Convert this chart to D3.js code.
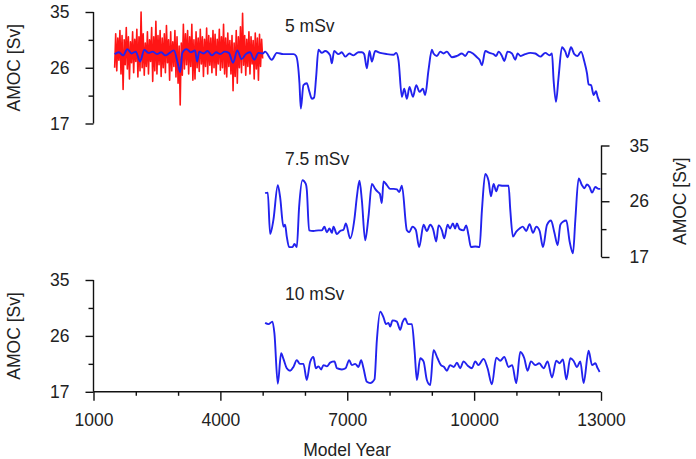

○ ○ ○ ○

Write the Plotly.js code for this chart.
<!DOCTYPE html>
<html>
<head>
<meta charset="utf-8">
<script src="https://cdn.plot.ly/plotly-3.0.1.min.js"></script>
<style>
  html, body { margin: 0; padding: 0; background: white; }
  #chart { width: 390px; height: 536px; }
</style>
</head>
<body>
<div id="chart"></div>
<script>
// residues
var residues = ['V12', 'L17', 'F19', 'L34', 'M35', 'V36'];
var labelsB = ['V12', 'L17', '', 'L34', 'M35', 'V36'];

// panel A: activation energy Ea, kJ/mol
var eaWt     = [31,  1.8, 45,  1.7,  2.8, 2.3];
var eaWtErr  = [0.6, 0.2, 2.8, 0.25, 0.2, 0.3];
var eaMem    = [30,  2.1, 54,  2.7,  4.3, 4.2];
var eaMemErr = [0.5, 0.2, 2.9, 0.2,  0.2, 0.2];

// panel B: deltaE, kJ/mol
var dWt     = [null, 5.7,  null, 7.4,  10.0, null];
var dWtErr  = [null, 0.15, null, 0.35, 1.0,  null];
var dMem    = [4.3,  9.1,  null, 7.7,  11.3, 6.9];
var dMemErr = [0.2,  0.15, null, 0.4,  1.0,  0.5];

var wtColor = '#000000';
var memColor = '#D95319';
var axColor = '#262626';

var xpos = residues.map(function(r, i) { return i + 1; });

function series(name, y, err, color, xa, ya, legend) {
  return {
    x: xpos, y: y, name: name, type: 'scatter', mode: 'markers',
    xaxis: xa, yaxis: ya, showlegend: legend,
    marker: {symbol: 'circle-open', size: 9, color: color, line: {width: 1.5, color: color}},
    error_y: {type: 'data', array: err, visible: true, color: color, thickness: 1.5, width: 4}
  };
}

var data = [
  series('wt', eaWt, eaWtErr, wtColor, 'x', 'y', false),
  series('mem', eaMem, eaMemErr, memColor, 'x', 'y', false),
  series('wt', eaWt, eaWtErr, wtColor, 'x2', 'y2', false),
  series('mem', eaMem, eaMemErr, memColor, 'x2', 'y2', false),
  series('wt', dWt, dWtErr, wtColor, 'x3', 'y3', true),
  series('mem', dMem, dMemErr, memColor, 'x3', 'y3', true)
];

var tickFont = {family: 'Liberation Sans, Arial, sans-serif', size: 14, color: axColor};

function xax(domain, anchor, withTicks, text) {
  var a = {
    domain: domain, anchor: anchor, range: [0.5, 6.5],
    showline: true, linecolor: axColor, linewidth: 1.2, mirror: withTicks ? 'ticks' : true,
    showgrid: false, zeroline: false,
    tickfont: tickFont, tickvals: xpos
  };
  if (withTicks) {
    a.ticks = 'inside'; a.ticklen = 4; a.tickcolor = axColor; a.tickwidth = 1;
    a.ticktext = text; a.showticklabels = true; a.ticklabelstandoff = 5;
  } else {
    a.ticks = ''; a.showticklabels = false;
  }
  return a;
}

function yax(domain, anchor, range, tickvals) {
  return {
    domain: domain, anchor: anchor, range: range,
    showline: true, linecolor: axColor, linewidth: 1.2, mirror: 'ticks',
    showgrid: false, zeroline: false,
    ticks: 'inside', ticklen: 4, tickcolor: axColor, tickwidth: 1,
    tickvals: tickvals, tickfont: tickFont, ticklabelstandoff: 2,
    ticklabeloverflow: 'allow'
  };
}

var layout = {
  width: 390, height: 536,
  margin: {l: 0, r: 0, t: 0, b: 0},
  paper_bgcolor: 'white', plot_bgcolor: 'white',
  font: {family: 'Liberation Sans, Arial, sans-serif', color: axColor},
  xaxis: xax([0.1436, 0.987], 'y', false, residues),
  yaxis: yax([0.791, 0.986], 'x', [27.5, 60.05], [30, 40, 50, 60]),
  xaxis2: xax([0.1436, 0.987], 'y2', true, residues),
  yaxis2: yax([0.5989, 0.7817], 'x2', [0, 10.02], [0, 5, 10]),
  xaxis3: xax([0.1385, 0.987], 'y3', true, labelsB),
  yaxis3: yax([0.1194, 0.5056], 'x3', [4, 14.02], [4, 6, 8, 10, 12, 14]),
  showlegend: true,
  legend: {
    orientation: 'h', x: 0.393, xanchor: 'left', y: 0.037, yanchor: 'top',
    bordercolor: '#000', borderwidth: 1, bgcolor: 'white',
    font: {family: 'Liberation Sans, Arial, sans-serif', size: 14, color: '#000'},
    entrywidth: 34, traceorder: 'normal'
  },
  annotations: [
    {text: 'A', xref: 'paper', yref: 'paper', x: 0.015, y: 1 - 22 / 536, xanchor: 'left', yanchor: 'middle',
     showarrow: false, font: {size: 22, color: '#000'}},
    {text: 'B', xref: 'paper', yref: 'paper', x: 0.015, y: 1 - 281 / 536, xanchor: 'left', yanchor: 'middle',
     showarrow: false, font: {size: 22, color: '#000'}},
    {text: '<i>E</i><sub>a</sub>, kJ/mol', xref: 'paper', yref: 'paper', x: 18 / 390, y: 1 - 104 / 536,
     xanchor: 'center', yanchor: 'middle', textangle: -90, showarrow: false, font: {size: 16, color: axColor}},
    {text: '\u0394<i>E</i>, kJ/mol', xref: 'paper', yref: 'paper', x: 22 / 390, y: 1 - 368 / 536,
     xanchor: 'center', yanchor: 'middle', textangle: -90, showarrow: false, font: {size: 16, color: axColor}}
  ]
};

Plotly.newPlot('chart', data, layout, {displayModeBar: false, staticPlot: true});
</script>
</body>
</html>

○ ○ ○ ○

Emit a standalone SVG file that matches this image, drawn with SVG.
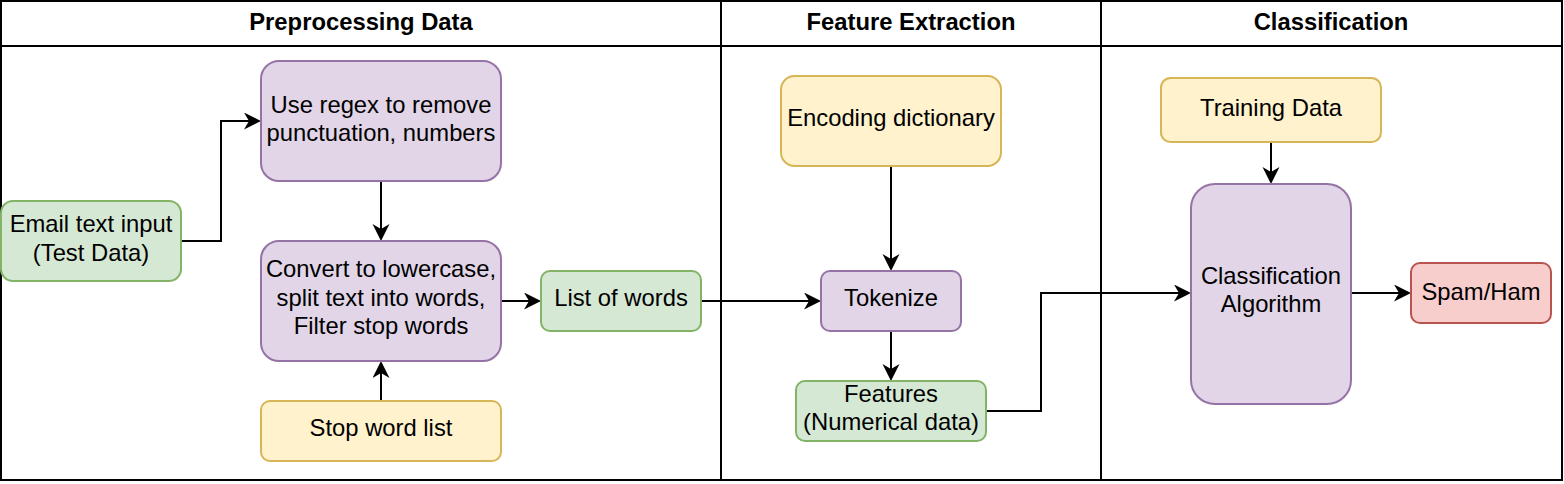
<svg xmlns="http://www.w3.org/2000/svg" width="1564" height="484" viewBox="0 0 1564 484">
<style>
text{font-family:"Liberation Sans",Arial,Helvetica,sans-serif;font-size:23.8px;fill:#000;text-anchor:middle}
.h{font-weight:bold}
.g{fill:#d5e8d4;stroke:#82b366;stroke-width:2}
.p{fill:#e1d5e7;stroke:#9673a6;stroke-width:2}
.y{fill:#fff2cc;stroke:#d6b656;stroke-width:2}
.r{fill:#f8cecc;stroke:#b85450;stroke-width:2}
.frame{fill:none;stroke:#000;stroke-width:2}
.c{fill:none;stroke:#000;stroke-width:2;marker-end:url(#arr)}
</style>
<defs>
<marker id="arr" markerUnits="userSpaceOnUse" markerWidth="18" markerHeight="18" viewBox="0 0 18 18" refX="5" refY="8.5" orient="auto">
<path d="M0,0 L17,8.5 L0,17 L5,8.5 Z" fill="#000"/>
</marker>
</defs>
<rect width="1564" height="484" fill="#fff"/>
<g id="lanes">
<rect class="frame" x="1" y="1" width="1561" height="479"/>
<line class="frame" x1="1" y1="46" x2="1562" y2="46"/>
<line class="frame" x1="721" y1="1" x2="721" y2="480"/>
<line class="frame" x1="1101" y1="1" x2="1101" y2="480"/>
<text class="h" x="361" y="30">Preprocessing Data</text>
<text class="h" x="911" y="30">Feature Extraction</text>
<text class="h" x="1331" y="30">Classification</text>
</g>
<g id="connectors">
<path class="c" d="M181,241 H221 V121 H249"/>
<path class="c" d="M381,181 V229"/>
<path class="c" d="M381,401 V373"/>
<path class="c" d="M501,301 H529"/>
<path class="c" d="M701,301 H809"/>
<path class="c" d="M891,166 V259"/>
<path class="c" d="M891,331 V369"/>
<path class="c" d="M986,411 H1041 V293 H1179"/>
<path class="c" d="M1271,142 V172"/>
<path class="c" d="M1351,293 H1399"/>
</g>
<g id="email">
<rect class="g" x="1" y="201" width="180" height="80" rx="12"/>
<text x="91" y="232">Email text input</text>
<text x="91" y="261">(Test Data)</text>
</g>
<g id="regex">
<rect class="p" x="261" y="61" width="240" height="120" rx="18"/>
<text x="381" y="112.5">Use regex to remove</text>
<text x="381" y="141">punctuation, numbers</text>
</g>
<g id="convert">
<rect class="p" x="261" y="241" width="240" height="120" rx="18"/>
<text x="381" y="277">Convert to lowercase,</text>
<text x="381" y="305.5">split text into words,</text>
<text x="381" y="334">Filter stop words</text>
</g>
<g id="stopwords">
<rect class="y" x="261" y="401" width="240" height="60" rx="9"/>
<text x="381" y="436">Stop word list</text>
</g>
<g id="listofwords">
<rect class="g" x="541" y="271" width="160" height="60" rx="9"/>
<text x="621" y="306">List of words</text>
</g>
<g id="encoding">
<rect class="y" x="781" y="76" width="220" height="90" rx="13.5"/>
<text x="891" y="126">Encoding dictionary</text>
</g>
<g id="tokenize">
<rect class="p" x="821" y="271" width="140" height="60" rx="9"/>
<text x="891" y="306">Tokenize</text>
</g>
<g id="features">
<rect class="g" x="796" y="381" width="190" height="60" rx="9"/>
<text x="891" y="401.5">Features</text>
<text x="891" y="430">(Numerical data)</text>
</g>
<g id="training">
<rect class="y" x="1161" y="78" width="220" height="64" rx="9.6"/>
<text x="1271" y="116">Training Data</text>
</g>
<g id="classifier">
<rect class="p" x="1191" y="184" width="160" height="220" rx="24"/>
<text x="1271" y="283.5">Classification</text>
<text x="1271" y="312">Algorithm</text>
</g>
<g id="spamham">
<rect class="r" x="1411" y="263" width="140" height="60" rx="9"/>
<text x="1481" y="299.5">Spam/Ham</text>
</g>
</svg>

○ ○ ○ ○

§ GIVEN REQUEST: Select every line where the word "chart" occurs.

§ RESULT OF THE EXERCISE:
Convert this chart to D3.js code.
Write the Plotly.js code for this chart.
  #chart { width: 390px; height: 536px; }
<div id="chart"></div>
Plotly.newPlot('chart', data, layout, {displayModeBar: false, staticPlot: true});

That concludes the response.